LISTED ENTRIES:
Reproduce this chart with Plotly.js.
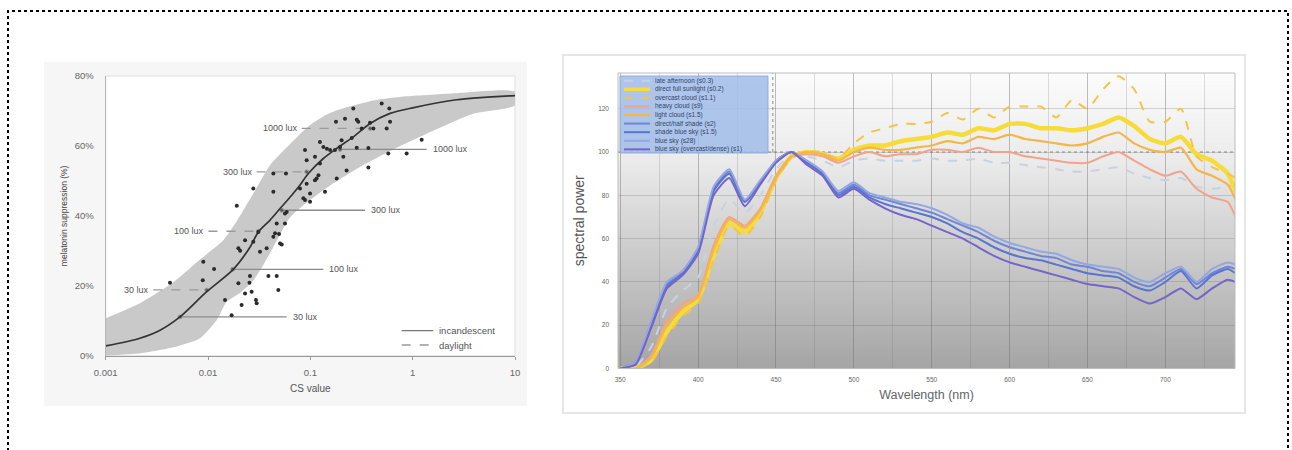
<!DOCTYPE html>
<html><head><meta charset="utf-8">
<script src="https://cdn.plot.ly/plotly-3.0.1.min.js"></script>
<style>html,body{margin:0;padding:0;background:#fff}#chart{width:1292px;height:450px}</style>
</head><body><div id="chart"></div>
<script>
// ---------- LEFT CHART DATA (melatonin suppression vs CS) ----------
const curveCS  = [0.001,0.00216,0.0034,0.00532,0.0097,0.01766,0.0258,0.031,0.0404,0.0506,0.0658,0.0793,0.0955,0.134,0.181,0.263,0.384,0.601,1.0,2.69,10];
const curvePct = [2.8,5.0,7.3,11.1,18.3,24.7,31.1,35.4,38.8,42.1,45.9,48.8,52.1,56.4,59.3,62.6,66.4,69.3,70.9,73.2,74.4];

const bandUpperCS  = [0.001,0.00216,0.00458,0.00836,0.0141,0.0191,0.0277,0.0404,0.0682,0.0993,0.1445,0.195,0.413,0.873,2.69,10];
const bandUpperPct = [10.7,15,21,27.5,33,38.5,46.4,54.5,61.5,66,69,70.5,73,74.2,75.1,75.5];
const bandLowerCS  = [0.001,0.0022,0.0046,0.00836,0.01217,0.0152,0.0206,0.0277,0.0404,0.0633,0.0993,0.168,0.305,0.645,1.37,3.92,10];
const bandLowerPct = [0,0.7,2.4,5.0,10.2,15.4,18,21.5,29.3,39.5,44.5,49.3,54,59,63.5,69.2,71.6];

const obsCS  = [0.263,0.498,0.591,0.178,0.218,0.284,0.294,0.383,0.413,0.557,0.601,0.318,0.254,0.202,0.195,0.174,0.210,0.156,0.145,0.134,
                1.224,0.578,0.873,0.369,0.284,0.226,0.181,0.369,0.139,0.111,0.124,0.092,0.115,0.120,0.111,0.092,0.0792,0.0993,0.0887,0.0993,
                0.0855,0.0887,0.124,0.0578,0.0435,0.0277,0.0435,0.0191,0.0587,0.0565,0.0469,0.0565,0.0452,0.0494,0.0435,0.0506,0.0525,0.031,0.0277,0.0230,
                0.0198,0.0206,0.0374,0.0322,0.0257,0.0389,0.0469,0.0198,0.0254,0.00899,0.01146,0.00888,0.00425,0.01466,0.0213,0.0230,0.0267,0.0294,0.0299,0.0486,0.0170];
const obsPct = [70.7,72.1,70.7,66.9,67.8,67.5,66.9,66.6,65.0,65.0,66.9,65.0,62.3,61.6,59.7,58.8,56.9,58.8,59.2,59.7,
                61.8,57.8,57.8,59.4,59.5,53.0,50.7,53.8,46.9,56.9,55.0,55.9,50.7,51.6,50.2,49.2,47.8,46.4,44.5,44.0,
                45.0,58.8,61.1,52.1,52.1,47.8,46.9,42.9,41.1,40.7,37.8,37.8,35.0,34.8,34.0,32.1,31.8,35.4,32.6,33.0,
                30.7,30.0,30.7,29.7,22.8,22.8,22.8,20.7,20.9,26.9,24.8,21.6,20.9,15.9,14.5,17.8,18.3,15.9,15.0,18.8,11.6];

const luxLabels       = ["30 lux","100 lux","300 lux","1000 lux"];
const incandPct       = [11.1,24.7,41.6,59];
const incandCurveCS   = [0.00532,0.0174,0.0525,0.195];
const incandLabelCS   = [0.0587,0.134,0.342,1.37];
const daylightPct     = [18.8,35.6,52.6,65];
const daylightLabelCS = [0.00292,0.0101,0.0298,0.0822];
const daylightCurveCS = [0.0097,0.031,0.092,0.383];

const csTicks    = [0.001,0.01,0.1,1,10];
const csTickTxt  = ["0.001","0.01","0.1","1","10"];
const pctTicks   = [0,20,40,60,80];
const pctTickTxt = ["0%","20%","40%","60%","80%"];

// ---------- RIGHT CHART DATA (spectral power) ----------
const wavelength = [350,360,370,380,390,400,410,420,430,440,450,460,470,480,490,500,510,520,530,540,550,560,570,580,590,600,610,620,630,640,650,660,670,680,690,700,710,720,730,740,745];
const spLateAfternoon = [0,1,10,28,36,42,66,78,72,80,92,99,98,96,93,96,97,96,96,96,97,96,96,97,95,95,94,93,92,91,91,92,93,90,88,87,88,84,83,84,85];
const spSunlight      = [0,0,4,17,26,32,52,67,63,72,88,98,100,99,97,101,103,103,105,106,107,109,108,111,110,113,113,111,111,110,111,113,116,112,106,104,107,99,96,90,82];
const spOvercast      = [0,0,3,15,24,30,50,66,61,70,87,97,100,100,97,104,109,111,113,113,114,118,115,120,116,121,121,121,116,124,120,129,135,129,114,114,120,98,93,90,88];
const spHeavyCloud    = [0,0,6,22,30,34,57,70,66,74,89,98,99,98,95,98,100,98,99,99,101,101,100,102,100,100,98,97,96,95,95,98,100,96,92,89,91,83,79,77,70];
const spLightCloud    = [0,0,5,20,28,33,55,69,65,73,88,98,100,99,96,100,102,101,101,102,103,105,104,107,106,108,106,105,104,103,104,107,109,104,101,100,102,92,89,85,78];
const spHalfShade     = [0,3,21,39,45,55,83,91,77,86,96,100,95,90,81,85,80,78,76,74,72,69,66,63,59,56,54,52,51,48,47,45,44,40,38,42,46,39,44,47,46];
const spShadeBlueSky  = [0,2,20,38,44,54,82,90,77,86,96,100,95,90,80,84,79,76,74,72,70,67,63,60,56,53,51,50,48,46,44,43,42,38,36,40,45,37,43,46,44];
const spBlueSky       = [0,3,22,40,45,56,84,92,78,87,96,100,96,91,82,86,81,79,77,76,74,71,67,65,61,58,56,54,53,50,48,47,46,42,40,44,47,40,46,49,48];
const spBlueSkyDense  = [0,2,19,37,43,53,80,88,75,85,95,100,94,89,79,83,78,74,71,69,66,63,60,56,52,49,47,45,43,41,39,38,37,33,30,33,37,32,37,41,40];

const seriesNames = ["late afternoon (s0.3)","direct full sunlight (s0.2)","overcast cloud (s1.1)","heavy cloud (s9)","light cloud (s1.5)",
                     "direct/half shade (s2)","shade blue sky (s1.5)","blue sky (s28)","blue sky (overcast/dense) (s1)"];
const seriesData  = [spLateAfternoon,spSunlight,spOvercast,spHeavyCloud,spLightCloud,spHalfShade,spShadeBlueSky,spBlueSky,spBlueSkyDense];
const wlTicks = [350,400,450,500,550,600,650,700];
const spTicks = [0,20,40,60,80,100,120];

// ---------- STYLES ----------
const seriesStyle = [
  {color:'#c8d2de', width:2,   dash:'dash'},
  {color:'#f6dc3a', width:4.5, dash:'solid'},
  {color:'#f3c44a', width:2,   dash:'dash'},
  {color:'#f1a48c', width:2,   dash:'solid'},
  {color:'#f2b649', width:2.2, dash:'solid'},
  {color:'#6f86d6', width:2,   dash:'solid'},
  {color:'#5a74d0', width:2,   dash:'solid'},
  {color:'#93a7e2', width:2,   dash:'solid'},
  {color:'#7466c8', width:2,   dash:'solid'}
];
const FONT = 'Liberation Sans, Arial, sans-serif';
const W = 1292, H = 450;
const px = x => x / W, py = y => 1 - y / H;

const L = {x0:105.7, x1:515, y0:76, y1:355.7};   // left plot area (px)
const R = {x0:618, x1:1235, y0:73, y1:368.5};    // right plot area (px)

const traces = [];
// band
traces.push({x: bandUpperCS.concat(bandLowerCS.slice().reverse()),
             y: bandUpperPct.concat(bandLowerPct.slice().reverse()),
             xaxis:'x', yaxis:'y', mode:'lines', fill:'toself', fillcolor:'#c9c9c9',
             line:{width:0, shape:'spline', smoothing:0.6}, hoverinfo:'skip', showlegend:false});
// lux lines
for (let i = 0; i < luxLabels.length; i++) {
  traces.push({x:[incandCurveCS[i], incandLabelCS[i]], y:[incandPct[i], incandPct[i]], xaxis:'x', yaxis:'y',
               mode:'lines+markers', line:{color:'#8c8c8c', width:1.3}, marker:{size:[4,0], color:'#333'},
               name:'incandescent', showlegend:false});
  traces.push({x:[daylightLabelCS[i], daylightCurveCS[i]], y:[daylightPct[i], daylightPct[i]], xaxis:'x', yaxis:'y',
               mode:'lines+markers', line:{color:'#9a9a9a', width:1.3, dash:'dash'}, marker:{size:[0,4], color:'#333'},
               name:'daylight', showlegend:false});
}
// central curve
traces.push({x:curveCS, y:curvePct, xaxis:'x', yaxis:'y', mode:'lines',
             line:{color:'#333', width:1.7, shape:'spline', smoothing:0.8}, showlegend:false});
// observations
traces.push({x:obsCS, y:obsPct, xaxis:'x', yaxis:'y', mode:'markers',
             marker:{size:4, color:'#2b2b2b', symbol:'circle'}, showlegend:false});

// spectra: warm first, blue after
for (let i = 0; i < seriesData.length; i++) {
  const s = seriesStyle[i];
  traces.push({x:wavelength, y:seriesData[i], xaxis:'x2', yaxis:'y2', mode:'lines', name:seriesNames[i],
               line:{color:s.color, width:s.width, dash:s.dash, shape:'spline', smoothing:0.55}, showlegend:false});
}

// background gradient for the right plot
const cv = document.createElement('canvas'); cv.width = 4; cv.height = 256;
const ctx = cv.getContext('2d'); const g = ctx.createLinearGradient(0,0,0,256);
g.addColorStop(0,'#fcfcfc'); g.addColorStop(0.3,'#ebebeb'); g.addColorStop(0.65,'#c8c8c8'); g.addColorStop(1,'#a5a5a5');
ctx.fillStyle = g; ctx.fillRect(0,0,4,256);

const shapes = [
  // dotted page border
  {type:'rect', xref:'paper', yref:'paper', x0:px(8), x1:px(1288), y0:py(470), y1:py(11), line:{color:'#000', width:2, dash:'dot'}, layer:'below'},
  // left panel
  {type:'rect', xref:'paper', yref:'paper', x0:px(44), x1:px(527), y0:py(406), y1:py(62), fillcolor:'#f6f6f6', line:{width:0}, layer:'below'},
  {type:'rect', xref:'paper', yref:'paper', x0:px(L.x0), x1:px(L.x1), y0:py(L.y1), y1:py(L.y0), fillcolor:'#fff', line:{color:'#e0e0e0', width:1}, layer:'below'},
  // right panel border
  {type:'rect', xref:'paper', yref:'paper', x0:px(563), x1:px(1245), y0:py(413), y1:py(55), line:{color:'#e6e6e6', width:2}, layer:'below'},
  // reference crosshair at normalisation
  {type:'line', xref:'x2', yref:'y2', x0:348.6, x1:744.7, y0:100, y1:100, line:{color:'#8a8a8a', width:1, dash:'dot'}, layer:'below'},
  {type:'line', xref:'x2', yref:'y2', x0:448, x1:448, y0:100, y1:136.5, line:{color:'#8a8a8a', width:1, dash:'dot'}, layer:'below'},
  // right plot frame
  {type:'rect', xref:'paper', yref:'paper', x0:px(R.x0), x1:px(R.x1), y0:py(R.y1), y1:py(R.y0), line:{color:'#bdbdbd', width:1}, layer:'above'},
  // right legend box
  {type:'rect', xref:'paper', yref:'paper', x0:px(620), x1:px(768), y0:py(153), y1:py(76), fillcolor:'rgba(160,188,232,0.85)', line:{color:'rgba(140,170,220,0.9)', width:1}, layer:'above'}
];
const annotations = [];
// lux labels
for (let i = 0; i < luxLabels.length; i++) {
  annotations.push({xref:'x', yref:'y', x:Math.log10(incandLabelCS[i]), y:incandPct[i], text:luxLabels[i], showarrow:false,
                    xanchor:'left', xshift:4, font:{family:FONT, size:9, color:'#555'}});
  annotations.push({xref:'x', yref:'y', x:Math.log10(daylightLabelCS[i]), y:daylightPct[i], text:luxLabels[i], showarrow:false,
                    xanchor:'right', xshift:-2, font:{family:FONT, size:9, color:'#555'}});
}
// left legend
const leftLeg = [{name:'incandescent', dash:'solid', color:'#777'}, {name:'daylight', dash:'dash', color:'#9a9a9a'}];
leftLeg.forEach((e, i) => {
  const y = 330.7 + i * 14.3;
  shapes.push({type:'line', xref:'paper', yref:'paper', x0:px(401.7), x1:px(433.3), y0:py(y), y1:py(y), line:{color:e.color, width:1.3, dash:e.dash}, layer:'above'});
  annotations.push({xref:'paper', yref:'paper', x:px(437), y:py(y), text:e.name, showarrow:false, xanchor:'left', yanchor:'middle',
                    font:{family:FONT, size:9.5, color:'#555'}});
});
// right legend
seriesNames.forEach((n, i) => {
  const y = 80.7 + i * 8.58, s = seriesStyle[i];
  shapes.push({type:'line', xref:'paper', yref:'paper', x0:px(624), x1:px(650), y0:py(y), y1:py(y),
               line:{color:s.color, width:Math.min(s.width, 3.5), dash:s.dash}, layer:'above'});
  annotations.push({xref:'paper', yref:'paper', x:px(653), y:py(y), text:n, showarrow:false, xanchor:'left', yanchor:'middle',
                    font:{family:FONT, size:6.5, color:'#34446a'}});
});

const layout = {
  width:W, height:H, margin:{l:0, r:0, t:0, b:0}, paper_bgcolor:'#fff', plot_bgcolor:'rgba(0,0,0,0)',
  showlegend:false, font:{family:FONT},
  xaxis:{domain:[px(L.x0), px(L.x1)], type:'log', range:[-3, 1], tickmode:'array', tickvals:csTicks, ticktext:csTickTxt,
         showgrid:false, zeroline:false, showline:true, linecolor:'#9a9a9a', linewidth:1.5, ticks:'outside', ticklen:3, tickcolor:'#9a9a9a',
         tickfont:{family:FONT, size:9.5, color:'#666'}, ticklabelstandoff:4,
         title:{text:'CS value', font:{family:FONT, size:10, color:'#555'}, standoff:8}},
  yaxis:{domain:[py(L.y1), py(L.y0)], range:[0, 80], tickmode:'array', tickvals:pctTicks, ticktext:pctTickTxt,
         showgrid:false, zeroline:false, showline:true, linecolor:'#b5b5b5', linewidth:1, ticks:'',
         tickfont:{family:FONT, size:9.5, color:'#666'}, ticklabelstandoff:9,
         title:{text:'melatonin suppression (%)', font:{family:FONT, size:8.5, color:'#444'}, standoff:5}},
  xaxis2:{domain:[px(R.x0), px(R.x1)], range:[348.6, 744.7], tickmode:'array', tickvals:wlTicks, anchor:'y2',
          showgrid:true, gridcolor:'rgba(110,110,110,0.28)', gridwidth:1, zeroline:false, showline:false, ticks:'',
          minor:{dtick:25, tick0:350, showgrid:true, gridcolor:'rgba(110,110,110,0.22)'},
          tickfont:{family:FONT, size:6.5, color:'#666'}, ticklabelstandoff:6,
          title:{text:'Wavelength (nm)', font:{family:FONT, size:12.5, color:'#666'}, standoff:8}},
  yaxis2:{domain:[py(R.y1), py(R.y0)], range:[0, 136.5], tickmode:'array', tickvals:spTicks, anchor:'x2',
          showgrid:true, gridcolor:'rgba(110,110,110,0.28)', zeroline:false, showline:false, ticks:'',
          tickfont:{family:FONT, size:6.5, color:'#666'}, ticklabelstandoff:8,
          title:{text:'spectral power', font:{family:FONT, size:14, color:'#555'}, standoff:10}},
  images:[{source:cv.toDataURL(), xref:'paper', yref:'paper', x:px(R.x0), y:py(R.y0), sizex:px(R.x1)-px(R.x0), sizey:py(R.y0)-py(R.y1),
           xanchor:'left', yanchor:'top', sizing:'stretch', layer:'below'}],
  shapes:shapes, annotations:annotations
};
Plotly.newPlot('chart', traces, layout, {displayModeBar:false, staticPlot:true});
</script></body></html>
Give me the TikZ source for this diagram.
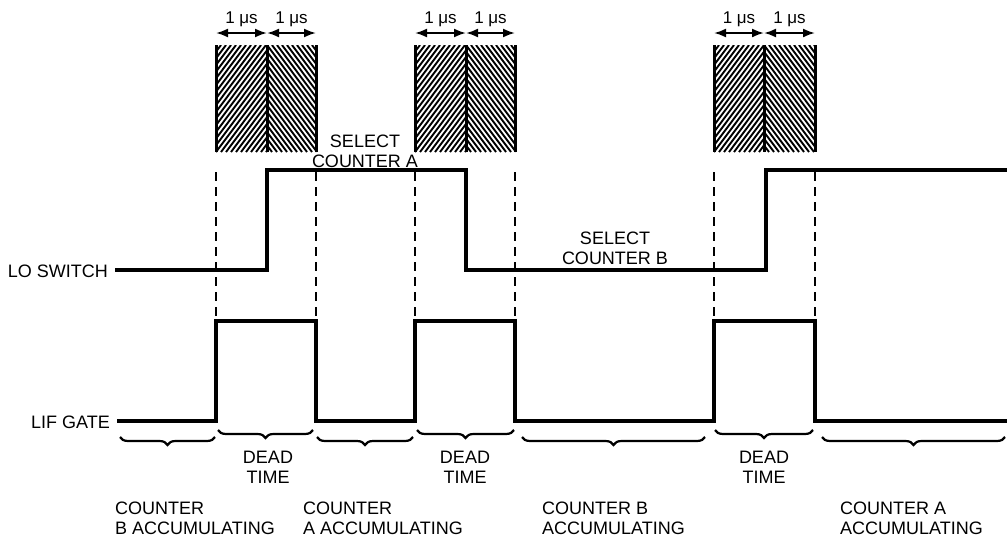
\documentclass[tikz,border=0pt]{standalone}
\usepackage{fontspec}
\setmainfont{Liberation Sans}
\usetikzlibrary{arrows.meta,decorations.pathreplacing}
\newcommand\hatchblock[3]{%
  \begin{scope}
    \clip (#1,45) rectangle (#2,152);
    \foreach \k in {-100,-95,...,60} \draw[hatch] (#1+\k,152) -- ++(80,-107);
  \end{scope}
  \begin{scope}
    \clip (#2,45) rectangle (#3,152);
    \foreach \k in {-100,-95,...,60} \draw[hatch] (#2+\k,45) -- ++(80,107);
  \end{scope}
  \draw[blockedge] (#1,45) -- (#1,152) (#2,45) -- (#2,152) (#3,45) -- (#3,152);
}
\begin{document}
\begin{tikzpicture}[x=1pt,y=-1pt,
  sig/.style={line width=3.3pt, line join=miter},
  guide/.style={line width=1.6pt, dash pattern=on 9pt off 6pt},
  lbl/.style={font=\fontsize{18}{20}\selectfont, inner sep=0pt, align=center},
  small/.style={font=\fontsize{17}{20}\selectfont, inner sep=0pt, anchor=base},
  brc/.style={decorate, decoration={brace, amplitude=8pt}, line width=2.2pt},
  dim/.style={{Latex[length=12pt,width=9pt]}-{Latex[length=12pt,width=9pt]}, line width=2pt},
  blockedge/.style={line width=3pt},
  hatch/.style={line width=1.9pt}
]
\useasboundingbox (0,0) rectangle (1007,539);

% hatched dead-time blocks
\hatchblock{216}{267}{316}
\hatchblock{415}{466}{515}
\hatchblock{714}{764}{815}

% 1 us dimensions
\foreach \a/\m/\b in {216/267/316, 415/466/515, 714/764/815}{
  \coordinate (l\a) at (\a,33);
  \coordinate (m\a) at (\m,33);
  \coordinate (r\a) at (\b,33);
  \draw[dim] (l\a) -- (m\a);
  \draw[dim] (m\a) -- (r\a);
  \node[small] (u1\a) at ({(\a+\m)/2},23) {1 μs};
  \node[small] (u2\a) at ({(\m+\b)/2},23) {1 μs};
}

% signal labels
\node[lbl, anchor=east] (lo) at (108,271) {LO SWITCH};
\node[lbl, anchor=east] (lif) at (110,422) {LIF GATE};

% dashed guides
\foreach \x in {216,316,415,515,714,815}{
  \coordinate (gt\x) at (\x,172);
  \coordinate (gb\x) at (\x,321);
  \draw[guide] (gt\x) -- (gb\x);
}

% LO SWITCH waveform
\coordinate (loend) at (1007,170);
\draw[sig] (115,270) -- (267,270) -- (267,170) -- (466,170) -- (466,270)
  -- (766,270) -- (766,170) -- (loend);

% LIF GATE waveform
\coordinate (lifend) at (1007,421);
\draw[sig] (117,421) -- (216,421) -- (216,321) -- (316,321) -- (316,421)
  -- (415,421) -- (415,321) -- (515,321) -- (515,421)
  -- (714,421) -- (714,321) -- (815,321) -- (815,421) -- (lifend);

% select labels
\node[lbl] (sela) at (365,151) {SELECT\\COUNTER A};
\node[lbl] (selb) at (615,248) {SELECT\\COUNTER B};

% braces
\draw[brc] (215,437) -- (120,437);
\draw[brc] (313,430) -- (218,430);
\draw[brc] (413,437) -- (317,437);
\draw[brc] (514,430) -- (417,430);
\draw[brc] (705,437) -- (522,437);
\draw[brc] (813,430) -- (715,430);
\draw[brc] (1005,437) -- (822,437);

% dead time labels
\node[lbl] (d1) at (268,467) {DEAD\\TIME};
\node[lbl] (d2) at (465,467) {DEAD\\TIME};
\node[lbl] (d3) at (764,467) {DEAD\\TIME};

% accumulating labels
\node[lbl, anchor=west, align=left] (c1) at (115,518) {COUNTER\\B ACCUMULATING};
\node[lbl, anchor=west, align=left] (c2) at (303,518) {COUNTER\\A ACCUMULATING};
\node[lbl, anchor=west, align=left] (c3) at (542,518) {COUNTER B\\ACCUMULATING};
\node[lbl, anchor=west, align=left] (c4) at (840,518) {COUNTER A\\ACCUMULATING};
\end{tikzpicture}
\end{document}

WRITTEN PROBLEM: Pick out the part that begins with the line containing "Give me the TikZ source for this diagram." and finishes with the line containing "-- (766,270) -- (766,170) -- (loend);", both included. Restate it exactly, without images.

THE COMPLETED TASK:
Give me the TikZ source for this diagram.
\documentclass[tikz,border=0pt]{standalone}
\usepackage{fontspec}
\setmainfont{Liberation Sans}
\usetikzlibrary{arrows.meta,decorations.pathreplacing}
\newcommand\hatchblock[3]{%
  \begin{scope}
    \clip (#1,45) rectangle (#2,152);
    \foreach \k in {-100,-95,...,60} \draw[hatch] (#1+\k,152) -- ++(80,-107);
  \end{scope}
  \begin{scope}
    \clip (#2,45) rectangle (#3,152);
    \foreach \k in {-100,-95,...,60} \draw[hatch] (#2+\k,45) -- ++(80,107);
  \end{scope}
  \draw[blockedge] (#1,45) -- (#1,152) (#2,45) -- (#2,152) (#3,45) -- (#3,152);
}
\begin{document}
\begin{tikzpicture}[x=1pt,y=-1pt,
  sig/.style={line width=3.3pt, line join=miter},
  guide/.style={line width=1.6pt, dash pattern=on 9pt off 6pt},
  lbl/.style={font=\fontsize{18}{20}\selectfont, inner sep=0pt, align=center},
  small/.style={font=\fontsize{17}{20}\selectfont, inner sep=0pt, anchor=base},
  brc/.style={decorate, decoration={brace, amplitude=8pt}, line width=2.2pt},
  dim/.style={{Latex[length=12pt,width=9pt]}-{Latex[length=12pt,width=9pt]}, line width=2pt},
  blockedge/.style={line width=3pt},
  hatch/.style={line width=1.9pt}
]
\useasboundingbox (0,0) rectangle (1007,539);

% hatched dead-time blocks
\hatchblock{216}{267}{316}
\hatchblock{415}{466}{515}
\hatchblock{714}{764}{815}

% 1 us dimensions
\foreach \a/\m/\b in {216/267/316, 415/466/515, 714/764/815}{
  \coordinate (l\a) at (\a,33);
  \coordinate (m\a) at (\m,33);
  \coordinate (r\a) at (\b,33);
  \draw[dim] (l\a) -- (m\a);
  \draw[dim] (m\a) -- (r\a);
  \node[small] (u1\a) at ({(\a+\m)/2},23) {1 μs};
  \node[small] (u2\a) at ({(\m+\b)/2},23) {1 μs};
}

% signal labels
\node[lbl, anchor=east] (lo) at (108,271) {LO SWITCH};
\node[lbl, anchor=east] (lif) at (110,422) {LIF GATE};

% dashed guides
\foreach \x in {216,316,415,515,714,815}{
  \coordinate (gt\x) at (\x,172);
  \coordinate (gb\x) at (\x,321);
  \draw[guide] (gt\x) -- (gb\x);
}

% LO SWITCH waveform
\coordinate (loend) at (1007,170);
\draw[sig] (115,270) -- (267,270) -- (267,170) -- (466,170) -- (466,270)
  -- (766,270) -- (766,170) -- (loend);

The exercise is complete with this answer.